To remove the cost of this critical path, you have to interleave about 20 more similar instructions if the compiler cannot do it (e.g. because your double-double code is in a separate library compiled without -flto optimizations and vzeroupper everywhere at function entry and exit, vectorizer only works well with inlined code).

A possibility is to run 2 computations in parallel (see about code stitching in a previous post to improve the pipelining)

If I assume that your double-double code looks like this "standard" implementation

// (r,e) = x + y
#define two_sum(x, y, r, e) 
    do { double t; r = x + y; t = r - x; e = (x - (r - t)) + (y - t); } while (0)
#define two_difference(x, y, r, e) \
    do { double t; r = x - y; t = r - x; e = (x - (r - t)) - (y + t); } while (0)
.....

Then you have to consider the following code, where instructions are interleaved at quite a fine grain.

// (r1, e1) = x1 + y1, (r2, e2) x2 + y2
#define two_sum(x1, y1, x2, y2, r1, e1, r2, e2) 
    do { double t1, t2 \
    r1 = x1 + y1; r2 = x2 + y2; \
    t1 = r1 - x1; t2 = r2 - x2; \
    e1 = (x1 - (r1 - t1)) + (y1 - t1); e2 = (x2 - (r2 - t2)) + (y2 - t2);  \
} while (0)
....

Then this creates code like the following one (about same critical path in a latency report, and about 35 instructions). For details about run-time, Out-Of-Order execution should fly over that without stalling.

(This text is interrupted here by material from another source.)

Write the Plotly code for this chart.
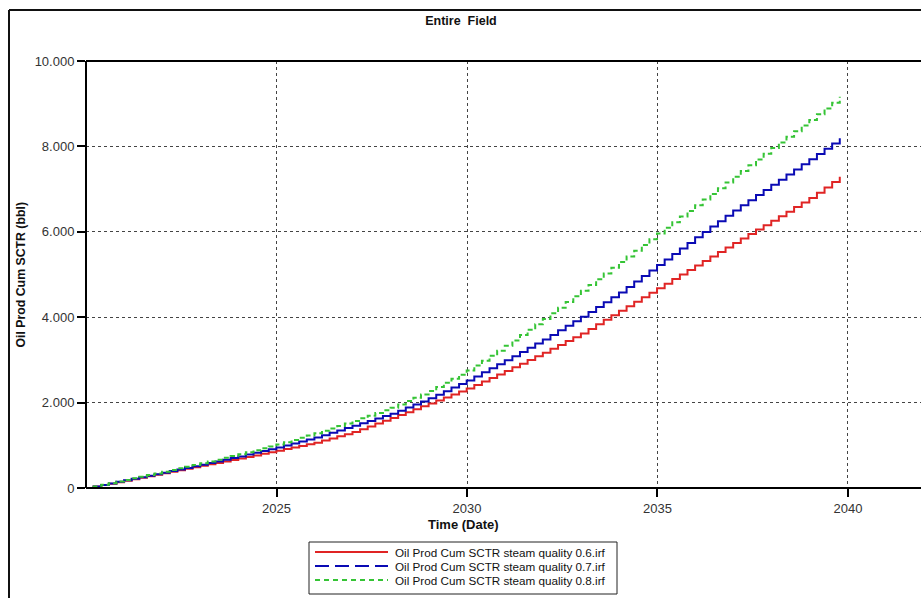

vsubsd  %xmm2, %xmm0, %xmm8
vsubsd  %xmm3, %xmm1, %xmm1
vaddsd  %xmm4, %xmm4, %xmm4
vaddsd  %xmm5, %xmm5, %xmm5
vsubsd  %xmm0, %xmm8, %xmm9
vsubsd  %xmm9, %xmm8, %xmm10
vaddsd  %xmm2, %xmm9, %xmm2
vsubsd  %xmm10, %xmm0, %xmm0
vsubsd  %xmm2, %xmm0, %xmm11
vaddsd  %xmm14, %xmm4, %xmm2
vaddsd  %xmm11, %xmm1, %xmm12
vsubsd  %xmm4, %xmm2, %xmm0
vaddsd  %xmm12, %xmm8, %xmm13
vsubsd  %xmm0, %xmm2, %xmm11
vsubsd  %xmm0, %xmm14, %xmm1
vaddsd  %xmm6, %xmm13, %xmm3
vsubsd  %xmm8, %xmm13, %xmm8
vsubsd  %xmm11, %xmm4, %xmm4
vsubsd  %xmm13, %xmm3, %xmm15
vsubsd  %xmm8, %xmm12, %xmm12
vaddsd  %xmm1, %xmm4, %xmm14
vsubsd  %xmm15, %xmm3, %xmm9
vsubsd  %xmm15, %xmm6, %xmm6
vaddsd  %xmm7, %xmm12, %xmm7
vsubsd  %xmm9, %xmm13, %xmm10
vaddsd  16(%rsp), %xmm5, %xmm9
vaddsd  %xmm6, %xmm10, %xmm15
vaddsd  %xmm14, %xmm9, %xmm10
vaddsd  %xmm15, %xmm7, %xmm13
vaddsd  %xmm10, %xmm2, %xmm15
vaddsd  %xmm13, %xmm3, %xmm6
vsubsd  %xmm2, %xmm15, %xmm2
vsubsd  %xmm3, %xmm6, %xmm3
vsubsd  %xmm2, %xmm10, %xmm11
vsubsd  %xmm3, %xmm13, %xmm0

Summary:

  • inline your double-double source code: the compiler and vectorizer cannot optimize across function calls because of ABI constraints, and across memory accesses by fear of aliasing.

  • stitch code to balance throughput and latency and maximize the CPU ports usage (and also maximize instructions per cycle), as long as the compiler does not spill too much registers to memory.

You can track the optimization impacts with perf utility (packages linux-tools-generic and linux-cloud-tools-generic) to get the number of instructions executed and the number of instructions per cycle.